On the odd-chance they somehow have a quiet day out, there are plenty more ready to pop up and have a blinder. This is a team that has balance, and it has role players that can contend for best on ground honours. We’ve seen Brad Sheppard finally rewarded with an All-Australian berth, Dom Sheed slot goals under immense pressure and Luke Shuey put the team on his back when they needed someone to stand up. And then there are players like Liam Duggan, Oscar Allen and Tom Barrass, all of who are more than capable of being game-breakers in their respective roles.

And where the Eagles set themselves apart here is overlooked a little too often – they just don’t have the personnel – they have the finals experience. This is something lacking in the equally impressive Lions and Port teams – two grand finals, one elimination and two semis in the last five years. They know how to win big games.

To have any hope of winning, they must avoid any more significant injuries and get lucky with the fixturing. If they get up against Collingwood, they’ll face the loser of Port and Geelong. Even though Port might be a tougher assignment, it might work out better for them to play them at Adelaide Oval, because a) they won’t need to quarantine and can fly back home for another week and b) they have never lost to Port there before and will go in with a bit of confidence. Then will come their biggest hurdle – the prelim, where they will undoubtedly face Richmond, unless Lions can do the unlikely and win the qualifying final.

The prelims will probably be both night games this year and although they have the capacity to beat Richmond, it’s very hard to see it happening when the conditions are a little dewy. That said, West Coast are training with an oily, soaked ball to replicate Queensland conditions, so who knows – perhaps they will overcome their greatest weakness.

But whether is not their only short-coming. Sluggish starts, fades in focus, allowing teams to negate their system with pressure acts – all of these have featured in the Eagles’ 2020 campaign. All of these will have to be addressed.

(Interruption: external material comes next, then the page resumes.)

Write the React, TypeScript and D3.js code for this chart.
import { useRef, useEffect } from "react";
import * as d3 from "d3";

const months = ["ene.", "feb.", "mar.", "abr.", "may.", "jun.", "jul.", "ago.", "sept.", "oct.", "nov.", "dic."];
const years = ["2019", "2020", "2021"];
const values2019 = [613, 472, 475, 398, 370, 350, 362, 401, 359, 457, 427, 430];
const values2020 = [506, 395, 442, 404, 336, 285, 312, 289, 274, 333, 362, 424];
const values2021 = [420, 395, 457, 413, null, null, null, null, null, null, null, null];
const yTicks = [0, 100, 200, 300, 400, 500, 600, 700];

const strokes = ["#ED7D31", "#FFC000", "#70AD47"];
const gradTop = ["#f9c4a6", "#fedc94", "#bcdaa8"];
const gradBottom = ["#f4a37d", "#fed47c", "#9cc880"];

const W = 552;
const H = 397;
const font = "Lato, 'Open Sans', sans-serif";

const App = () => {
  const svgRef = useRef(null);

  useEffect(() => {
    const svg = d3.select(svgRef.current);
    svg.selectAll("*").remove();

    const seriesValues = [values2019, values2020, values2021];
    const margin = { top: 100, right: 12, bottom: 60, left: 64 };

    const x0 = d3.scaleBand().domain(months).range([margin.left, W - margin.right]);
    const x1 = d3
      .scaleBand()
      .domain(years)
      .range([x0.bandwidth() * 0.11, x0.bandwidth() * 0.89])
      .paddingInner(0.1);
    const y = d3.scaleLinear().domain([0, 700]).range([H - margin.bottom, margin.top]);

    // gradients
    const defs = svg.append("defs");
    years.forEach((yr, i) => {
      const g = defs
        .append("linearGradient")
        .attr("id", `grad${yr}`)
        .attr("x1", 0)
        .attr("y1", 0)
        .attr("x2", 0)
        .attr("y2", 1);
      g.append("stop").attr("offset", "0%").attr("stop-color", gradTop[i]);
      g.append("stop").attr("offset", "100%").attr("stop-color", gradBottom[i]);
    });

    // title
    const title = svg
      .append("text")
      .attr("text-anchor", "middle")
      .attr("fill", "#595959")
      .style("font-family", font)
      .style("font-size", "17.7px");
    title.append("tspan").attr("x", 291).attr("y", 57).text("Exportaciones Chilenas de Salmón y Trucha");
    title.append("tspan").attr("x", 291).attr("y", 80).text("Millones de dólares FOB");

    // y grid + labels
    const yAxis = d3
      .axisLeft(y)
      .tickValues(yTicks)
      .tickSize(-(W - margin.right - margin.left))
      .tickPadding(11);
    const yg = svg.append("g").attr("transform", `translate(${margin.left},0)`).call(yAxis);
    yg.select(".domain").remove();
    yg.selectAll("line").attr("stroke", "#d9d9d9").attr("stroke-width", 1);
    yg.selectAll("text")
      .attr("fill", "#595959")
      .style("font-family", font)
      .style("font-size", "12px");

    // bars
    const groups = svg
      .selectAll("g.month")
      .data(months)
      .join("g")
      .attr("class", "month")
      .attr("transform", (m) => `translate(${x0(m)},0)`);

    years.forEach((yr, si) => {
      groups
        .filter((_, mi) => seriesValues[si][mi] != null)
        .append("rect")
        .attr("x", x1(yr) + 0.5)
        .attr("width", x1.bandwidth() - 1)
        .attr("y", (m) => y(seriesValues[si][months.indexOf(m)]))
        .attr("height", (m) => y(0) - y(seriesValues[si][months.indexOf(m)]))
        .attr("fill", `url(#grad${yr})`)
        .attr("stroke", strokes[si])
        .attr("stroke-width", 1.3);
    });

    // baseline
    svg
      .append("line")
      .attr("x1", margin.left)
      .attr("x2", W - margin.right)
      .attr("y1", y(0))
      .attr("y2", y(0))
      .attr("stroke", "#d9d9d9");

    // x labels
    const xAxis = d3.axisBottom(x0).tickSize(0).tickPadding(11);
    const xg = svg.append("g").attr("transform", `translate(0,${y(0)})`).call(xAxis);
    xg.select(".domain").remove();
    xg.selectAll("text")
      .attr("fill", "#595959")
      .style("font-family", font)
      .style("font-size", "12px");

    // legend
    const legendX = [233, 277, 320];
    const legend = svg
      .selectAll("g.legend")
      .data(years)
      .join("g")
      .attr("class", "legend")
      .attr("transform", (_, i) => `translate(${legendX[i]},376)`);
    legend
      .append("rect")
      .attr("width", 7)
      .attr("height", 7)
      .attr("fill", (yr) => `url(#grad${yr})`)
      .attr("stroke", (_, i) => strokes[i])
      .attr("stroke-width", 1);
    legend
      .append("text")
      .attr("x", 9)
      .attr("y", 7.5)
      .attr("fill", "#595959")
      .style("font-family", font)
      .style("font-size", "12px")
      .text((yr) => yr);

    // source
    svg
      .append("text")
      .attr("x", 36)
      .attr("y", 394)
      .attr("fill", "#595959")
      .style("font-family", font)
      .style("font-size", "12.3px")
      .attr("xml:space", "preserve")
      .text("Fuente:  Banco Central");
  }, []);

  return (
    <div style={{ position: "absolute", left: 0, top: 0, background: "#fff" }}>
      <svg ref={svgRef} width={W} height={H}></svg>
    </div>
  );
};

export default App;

Considering their rough start, West Coast have done remarkably well to get back on track and, even though they would be disappointed in not seeding in the top four, they still have a chance at another flag. I don’t buy the ‘put the line through them’ mentality that is circulating – they are too good of a team to completely write off. On their day, West Coast is as good as any team in this finals series and is capable of topping all the teams at the top of the ladder. That’s why I think they’re the dark horse this final series. It takes a month of good footy to win the flag, and West Coast are capable of producing it.

However, the Queensland factor might be too much of a hurdle for them to clear and they may not realise their full potential.

I think they’ll beat the troubled Pies on Saturday and should give Port/Geelong a good crack too. I can’t get my head around them beating Richmond in an evening preliminary, and that’s where I predict West Coast will end their season.